Hate groups are demonstrating freely and openly. If anyone should take the lead in denouncing all this is the president. I am going to stop there.
Those of us who participated in the Civil Rights Movement have seen this all before. We are different now. Americans have done soul searching and developed unity in diversity. The country really has changed since 1950, dramatically so., no better region than the South. People have learned to come together, to embrace diversity , all for the betterment of all. People I have known up North most of my life fled Mississippi during the “Great Migration”, returned in the early 1980s because so much change took place here. They returned home and stayed. Yes, great change took place, and we moved a little closer to becoming the “beloved community” that Dr. King preached about.
The Church changed too. Churches desegregated.
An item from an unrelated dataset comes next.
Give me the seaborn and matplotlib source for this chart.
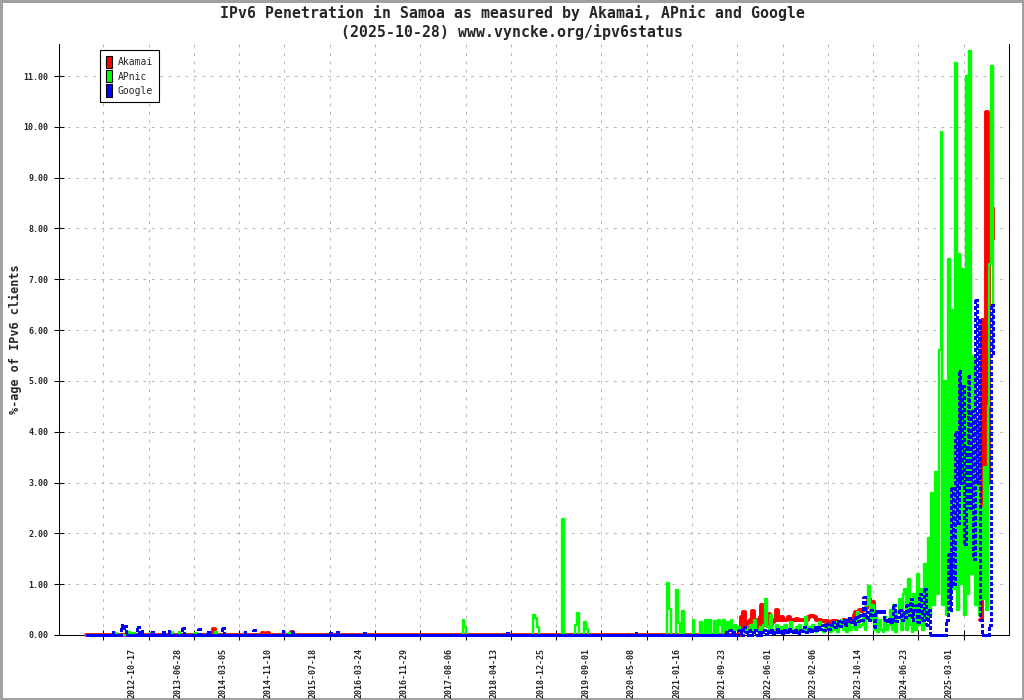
import pandas as pd
import matplotlib.pyplot as plt
import seaborn as sns
from matplotlib.patches import Patch
from matplotlib.ticker import NullFormatter

# one sample every 10 days, ending on the report date
END_DATE = "2025-10-28"
N_SAMPLES = 502

series_names = ["Akamai", "APnic", "Google"]
series_colors = ["#ff0000", "#00ff00", "#0000ff"]

tick_labels = ["2012-10-17", "2013-06-28", "2014-03-05", "2014-11-10", "2015-07-18",
               "2016-03-24", "2016-11-29", "2017-08-06", "2018-04-13", "2018-12-25",
               "2019-09-01", "2020-05-08", "2021-01-16", "2021-09-23", "2022-06-01",
               "2023-02-06", "2023-10-14", "2024-06-23", "2025-03-01"]

# isolated values before late 2021 (date -> % of IPv6 clients), zero otherwise
akamai_spikes = {"2014-01-11": 0.11, "2014-10-09": 0.04, "2014-11-07": 0.04, "2015-03-11": 0.06}

apnic_spikes = {"2012-07-17": 0.04, "2012-09-21": 0.05, "2012-10-24": 0.04, "2013-01-26": 0.04,
                "2013-05-28": 0.05, "2013-06-30": 0.05, "2013-10-02": 0.04, "2014-01-20": 0.05,
                "2014-06-30": 0.04, "2015-02-06": 0.06, "2015-02-28": 0.04,
                "2017-10-23": 0.29, "2017-11-02": 0.15,
                "2018-11-12": 0.39, "2018-11-23": 0.33, "2018-12-04": 0.15,
                "2019-04-25": 2.28, "2019-07-06": 0.2, "2019-07-16": 0.43,
                "2019-08-21": 0.26, "2019-09-01": 0.12,
                "2020-11-26": 1.02, "2020-12-06": 0.52, "2021-01-15": 0.89, "2021-01-25": 0.24,
                "2021-02-06": 0.47, "2021-04-15": 0.3, "2021-05-18": 0.25, "2021-06-20": 0.3,
                "2021-07-12": 0.3, "2021-08-09": 0.28, "2021-09-03": 0.3, "2021-09-13": 0.2}

google_spikes = {"2012-06-29": 0.06, "2012-08-14": 0.2, "2012-08-28": 0.14, "2012-09-10": 0.18,
                 "2012-11-13": 0.15, "2012-12-02": 0.08, "2013-02-01": 0.05, "2013-04-08": 0.06,
                 "2013-05-05": 0.08, "2013-07-20": 0.14, "2013-10-18": 0.12, "2013-12-05": 0.06,
                 "2014-03-04": 0.14, "2014-06-24": 0.05, "2014-08-18": 0.1, "2015-01-24": 0.08,
                 "2015-03-11": 0.06, "2015-10-07": 0.04, "2015-11-24": 0.06, "2016-04-17": 0.04,
                 "2018-06-20": 0.04, "2020-05-25": 0.04}

# last 150 samples (10-day steps, 2021-09-29 .. 2025-10-28); None = no data
akamai_recent = [0, 0, 0, 0, 0, 0, 0, 0, 0,
                 0.1, 0.35, 0.45, 0.15, 0.25, 0.1, 0.3, 0.48, 0.2, 0.3, 0.15, 0.35, 0.6, 0.2,
                 0.25, 0.3, 0.42, 0.2, 0.25, 0.3, 0.5, 0.3,
                 0.3, 0.35, 0.3, 0.3, 0.32, 0.35, 0.3, 0.3, 0.3, 0.32, 0.3, 0.3, 0.3, 0.3, 0.3,
                 0.3, 0.35, 0.38, 0.38, 0.36, 0.3, 0.3, 0.3, 0.27, 0.27,
                 0.25, 0.28, 0.22, 0.25, 0.28, 0.22, 0.28, 0.25, 0.22, 0.28, 0.3, 0.25, 0.28, 0.3, 0.25,
                 0.3, 0.4, 0.45, 0.45, 0.5, 0.48, 0.5, 0.5, 0.55, 0.7, 0.55, 0.65, 0.5]
akamai_recent += [None] * 58
akamai_recent += [0.3, 6.2, 1.4, 10.3, 3.0, 9.4, 7.8, 8.4]

apnic_recent = [0.3, 0.05, 0.25, 0.1, 0.3, 0.05, 0.2, 0.1, 0.15, 0.05,
                0.1, 0.05, 0.15, 0.1, 0.05, 0.2, 0.1, 0.3, 0.1, 0.05, 0.15, 0.1, 0.2, 0.7,
                0.15, 0.1, 0.4, 0.1, 0.05, 0.2, 0.1,
                0.05, 0.15, 0.1, 0.2, 0.05, 0.1, 0.25, 0.1, 0.05, 0.15, 0.1, 0.2, 0.05, 0.1, 0.35,
                0.1, 0.15, 0.05, 0.2, 0.1, 0.05, 0.15, 0.25, 0.1, 0.05, 0.2, 0.1, 0.15, 0.05, 0.2,
                0.1, 0.25, 0.05, 0.15, 0.3, 0.1, 0.2, 0.05, 0.25, 0.1, 0.15, 0.3, 0.1, 0.45,
                0.15, 0.2, 0.35, 0.1, 0.6, 0.97,
                0.3, 0.6, 0.1, 0.4, 0.05, 0.3, 0.1, 0.05, 0.35, 0.1, 0.2, 0.5, 0.1, 0.6, 0.05,
                0.45, 0.7, 0.1, 0.8,
                0.9, 0.1, 1.1, 0.2, 0.05, 0.8, 0.1, 1.2, 0.2, 0.9, 0.1, 1.4, 0.3, 1.9, 0.4,
                2.8, 0.6, 3.2, 0.8, 5.6, 9.9, 0.6, 5.0, 0.4, 7.4, 0.7, 6.4, 0.9, 11.25, 0.5,
                7.5, 1.0, 7.2, 0.4, 11.0, 0.8, 11.5, 1.2, 5.5, 0.6, 4.2, 0.4, 2.5, 0.7, 3.3,
                0.5, 4.5, 7.3, 11.2, 5.6]

google_recent = [0, 0.05, 0, 0.1, 0, 0.05, 0, 0, 0.1, 0.05, 0, 0.15, 0.05, 0, 0.1, 0, 0.05,
                 0.1, 0, 0.05, 0,
                 0.05, 0.1, 0.02, 0.08, 0.05, 0.1, 0.03, 0.06, 0.12, 0.05, 0.08, 0.04, 0.1, 0.06,
                 0.05, 0.12, 0.08, 0.05, 0.1, 0.06, 0.04, 0.1, 0.08, 0.15, 0.06, 0.1, 0.12, 0.08,
                 0.1, 0.15,
                 0.1, 0.15, 0.12, 0.2, 0.1, 0.18, 0.22, 0.12, 0.2, 0.25, 0.15, 0.2, 0.28, 0.18,
                 0.25, 0.3, 0.2, 0.28, 0.33, 0.25,
                 0.3, 0.22, 0.35, 0.28, 0.4, 0.3, 0.75, 0.35, 0.45, 0.3, 0.5, 0.4, 0.15,
                 0.48, 0.46, 0.48, 0.45, 0.47, 0.3, 0.28, 0.32, 0.25, 0.3, 0.6, 0.28, 0.35, 0.5,
                 0.3, 0.45,
                 0.35, 0.6, 0.4, 0.7, 0.3, 0.5, 0.6, 0.25, 0.8, 0.45, 0.3, 0.9, 0.2, 0.5,
                 0, 0, 0, 0, 0, 0, 0, 0, 0,
                 0.3, 1.6, 0.5, 2.9, 1.0, 4.0, 2.2, 5.2, 3.0, 4.9, 1.8, 3.7, 5.1, 2.5, 4.4, 1.5,
                 6.6, 3.0, 6.2, 0.3, 0, 0, 0, 0, 0.2, 6.5, 5.5]

dates = pd.date_range(end=END_DATE, periods=N_SAMPLES, freq="10D")


def build_series(spikes, recent):
    s = pd.Series(0.0, index=dates)
    for d, v in spikes.items():
        k = dates.get_indexer([pd.Timestamp(d)], method="nearest")[0]
        s.iloc[k] = max(s.iloc[k], v)
    s.iloc[-len(recent):] = pd.Series(recent, dtype="float64").values
    return s


df = pd.DataFrame({
    "date": dates,
    "Akamai": build_series(akamai_spikes, akamai_recent).values,
    "APnic": build_series(apnic_spikes, apnic_recent).values,
    "Google": build_series(google_spikes, google_recent).values,
})

# Akamai has a gap without data: one unit per continuous run
df["akamai_run"] = df["Akamai"].isna().cumsum()

# Google is drawn as separate dotted segments (dash pattern restarts per sample)
rows = []
for i in range(len(df) - 1):
    rows.append((df["date"].iloc[i], df["Google"].iloc[i], i))
    rows.append((df["date"].iloc[i + 1], df["Google"].iloc[i + 1], i))
google_segments = pd.DataFrame(rows, columns=["date", "value", "segment"])

sns.set_style("white")
plt.rcParams["font.family"] = ["DejaVu Sans Mono"]

fig = plt.figure(figsize=(10.24, 7.0), dpi=100)
ax = fig.add_axes([58.7 / 1024, 65 / 700, 950.6 / 1024, 591 / 700])

sns.lineplot(data=df.dropna(subset=["Akamai"]), x="date", y="Akamai", units="akamai_run",
             estimator=None, color=series_colors[0], lw=2.8, drawstyle="steps-post",
             clip_on=False, zorder=3, ax=ax)
sns.lineplot(data=df, x="date", y="APnic", color=series_colors[1], lw=1.7,
             drawstyle="steps-post", clip_on=False, zorder=3.1, ax=ax)
sns.lineplot(data=google_segments, x="date", y="value", units="segment", estimator=None,
             color=series_colors[2], lw=1.8, linestyle=(0, (1.2, 0.8)),
             drawstyle="steps-post", antialiased=False, legend=False, clip_on=False,
             zorder=3.2, ax=ax)

ax.set_xlim(pd.Timestamp("2011-09-10"), pd.Timestamp("2026-01-26"))
ax.set_ylim(0, 11.63)

ax.set_xticks(pd.to_datetime(tick_labels))
ax.set_xticklabels(tick_labels, rotation=90, fontsize=6, fontweight="bold")
ax.set_xticks(pd.date_range("2012-05-13", periods=20, freq="6005h"), minor=True)
ax.xaxis.set_minor_formatter(NullFormatter())

ax.set_yticks(range(0, 12))
ax.set_yticklabels([f"{v:.2f}" for v in range(0, 12)], fontsize=6, fontweight="bold")

ax.tick_params(axis="x", which="major", length=0, pad=9.5)
ax.tick_params(axis="x", which="minor", direction="inout", length=7.5, width=0.75,
               color="black", bottom=True)
ax.tick_params(axis="y", which="major", direction="inout", length=7, width=0.75,
               color="black", pad=4, left=True)

grid_kw = dict(color="#b8b8b8", linestyle=(0, (2.8, 5.6)), linewidth=0.72)
ax.xaxis.grid(False, which="major")
ax.xaxis.grid(True, which="minor", **grid_kw)
ax.yaxis.grid(True, which="major", **grid_kw)

for side in ["left", "bottom", "right"]:
    ax.spines[side].set_visible(True)
    ax.spines[side].set_color("black")
    ax.spines[side].set_linewidth(0.75)
ax.spines["top"].set_visible(False)

ax.set_xlabel("")
ax.set_ylabel("%-age of IPv6 clients", fontsize=8.5, fontweight="bold")
ax.yaxis.set_label_coords(-0.039, 0.5)

handles = [Patch(facecolor=c, edgecolor="black", linewidth=0.8, label=n)
           for n, c in zip(series_names, series_colors)]
leg = ax.legend(handles=handles, loc="upper left", bbox_to_anchor=(0.0438, 0.9894),
                borderaxespad=0, frameon=True, fancybox=False, edgecolor="black",
                framealpha=1, fontsize=7, handlelength=0.65, handleheight=1.55,
                handletextpad=0.55, labelspacing=0.2, borderpad=0.6)
leg.get_frame().set_linewidth(0.8)
leg.set_zorder(5)

fig.text(0.5, 1 - 5 / 700,
         "IPv6 Penetration in Samoa as measured by Akamai, APnic and Google\n"
         "(2025-10-28) www.vyncke.org/ipv6status",
         ha="center", va="top", fontsize=10.7, fontweight="bold", linespacing=1.25)

fig.patch.set_edgecolor("#a0a0a0")
fig.patch.set_linewidth(2.5)
fig.savefig("out.png", dpi=100, facecolor="white", edgecolor=fig.get_edgecolor())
Gospel Music, became basic to predominantly African American Catholic churches. This was a major work championed by Sister Thea Bowman, FSPA, Servant of God, now on the way to sainthood., and others like Father Clarence Rivers etc. The Second Vatican Council made possible so many things, enculturation in the liturgy being one of them. The influx of Latino Catholics further promoted this. The Church was looking a lot more like small “c” catholic.
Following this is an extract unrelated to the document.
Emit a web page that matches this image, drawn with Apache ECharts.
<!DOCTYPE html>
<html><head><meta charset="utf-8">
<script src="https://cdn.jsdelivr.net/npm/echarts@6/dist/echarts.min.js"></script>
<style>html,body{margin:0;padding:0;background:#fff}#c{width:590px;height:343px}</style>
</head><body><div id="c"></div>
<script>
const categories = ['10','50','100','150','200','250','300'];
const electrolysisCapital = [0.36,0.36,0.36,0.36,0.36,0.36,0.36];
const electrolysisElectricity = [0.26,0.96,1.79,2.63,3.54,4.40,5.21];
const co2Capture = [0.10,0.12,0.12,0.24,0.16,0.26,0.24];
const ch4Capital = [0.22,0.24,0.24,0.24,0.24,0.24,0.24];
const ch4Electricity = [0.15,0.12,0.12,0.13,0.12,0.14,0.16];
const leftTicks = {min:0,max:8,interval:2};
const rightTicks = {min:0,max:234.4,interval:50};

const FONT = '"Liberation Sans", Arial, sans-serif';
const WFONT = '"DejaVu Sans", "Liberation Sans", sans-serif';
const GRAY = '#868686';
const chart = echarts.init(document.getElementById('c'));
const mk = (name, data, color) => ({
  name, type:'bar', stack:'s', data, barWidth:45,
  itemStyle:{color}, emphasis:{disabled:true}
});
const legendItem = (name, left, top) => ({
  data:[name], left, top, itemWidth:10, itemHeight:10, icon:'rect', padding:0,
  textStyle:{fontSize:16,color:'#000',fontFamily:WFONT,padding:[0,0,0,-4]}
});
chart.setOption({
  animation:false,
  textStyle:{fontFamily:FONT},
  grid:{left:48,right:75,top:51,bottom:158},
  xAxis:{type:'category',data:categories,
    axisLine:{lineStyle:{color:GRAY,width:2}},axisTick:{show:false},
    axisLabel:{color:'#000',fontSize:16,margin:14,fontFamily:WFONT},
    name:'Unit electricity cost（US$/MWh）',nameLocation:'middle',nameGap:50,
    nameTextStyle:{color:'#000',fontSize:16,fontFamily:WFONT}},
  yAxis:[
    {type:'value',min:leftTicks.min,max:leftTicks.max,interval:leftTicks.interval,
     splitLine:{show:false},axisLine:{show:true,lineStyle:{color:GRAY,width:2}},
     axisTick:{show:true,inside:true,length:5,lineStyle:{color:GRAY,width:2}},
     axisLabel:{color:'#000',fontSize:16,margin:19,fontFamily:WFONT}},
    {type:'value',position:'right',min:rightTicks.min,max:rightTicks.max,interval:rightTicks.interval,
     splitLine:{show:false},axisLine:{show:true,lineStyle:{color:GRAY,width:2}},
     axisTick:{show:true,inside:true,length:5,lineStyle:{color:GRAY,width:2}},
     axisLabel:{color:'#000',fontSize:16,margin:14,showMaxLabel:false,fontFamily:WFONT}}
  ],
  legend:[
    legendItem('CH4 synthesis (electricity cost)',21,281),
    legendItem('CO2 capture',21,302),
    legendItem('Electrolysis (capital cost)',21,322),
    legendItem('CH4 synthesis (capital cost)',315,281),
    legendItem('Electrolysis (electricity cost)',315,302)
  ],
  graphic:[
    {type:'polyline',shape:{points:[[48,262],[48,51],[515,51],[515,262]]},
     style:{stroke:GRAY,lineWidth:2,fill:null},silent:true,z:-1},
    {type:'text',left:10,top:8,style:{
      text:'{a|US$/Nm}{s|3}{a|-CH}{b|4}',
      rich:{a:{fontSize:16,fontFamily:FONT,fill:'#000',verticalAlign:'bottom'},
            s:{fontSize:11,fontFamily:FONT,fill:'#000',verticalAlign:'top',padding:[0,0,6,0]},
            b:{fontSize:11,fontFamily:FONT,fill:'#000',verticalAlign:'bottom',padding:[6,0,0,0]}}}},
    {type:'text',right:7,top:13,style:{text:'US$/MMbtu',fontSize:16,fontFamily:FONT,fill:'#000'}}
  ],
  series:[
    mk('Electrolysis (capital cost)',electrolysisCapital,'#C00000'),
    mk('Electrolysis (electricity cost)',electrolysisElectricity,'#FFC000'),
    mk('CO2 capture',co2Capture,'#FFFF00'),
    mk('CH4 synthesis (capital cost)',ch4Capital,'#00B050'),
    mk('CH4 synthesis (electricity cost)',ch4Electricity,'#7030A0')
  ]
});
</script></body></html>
Across the country in many ways people are growing to not only accept, but like diversity. The political experience of these past two years is jarring, not the values we embraced.
The last 50 years saw a promotion of social justice in new and powerful ways. Catholic Social Justice Teaching is well known. Our Catholic Charities has it on hand out cards to make it very clear. Times have changed,
So has the reaction. The country is more divided than ever. Hate groups have multiplied. Students find nooses in their lockers. The KKK holds marches. Neo-Nazi groups stage torchlight marches reminiscent of a past era. Now the worst killing of Jews in the nation’s history took place in Pittsburgh. What could slow down the positive movement of social change is the appointment of federal judges by this administration.
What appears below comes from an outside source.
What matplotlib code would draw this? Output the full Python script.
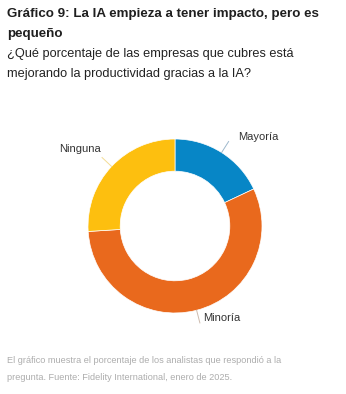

Those of us who dedicated our lives to implement the Second Vatican Council, to promote social justice and human rights say there is no going back..
November 1 we celebrated the Feast of All Saints. The Gospel reading was from Matthew, the eight Beatitudes. Each of them are directed to the weak not the powerful. The “crowds” who hung on Jesus’ words were the poor and marginalized. Pope Francis tells us that’s the direction to go. Lift up those who are persecuted. Reach out to those who are discriminated. The psalms we pray daily are the cries of those who have no voice. Psalm 34, the “Lord hears the cry of the poor,” Mary’s Canticle, we sing at Vespers daily says, “The Lord fills the starving, and lets the rich go hungry.”
Catholic social teaching is not just words. It is action to push back against hate. The New Testament teaches the primacy of love. Only love can melt hate and endure. These times we live in will change. The old ways are really gone. Young people today have new fire to bring positive change. They are diverse. They are literate of the issues. They will make real the hope we old folks have for a new world.
(Father Jeremy Tobin, O.Praem, lives at the Priory of St. Moses the Black, Jackson.)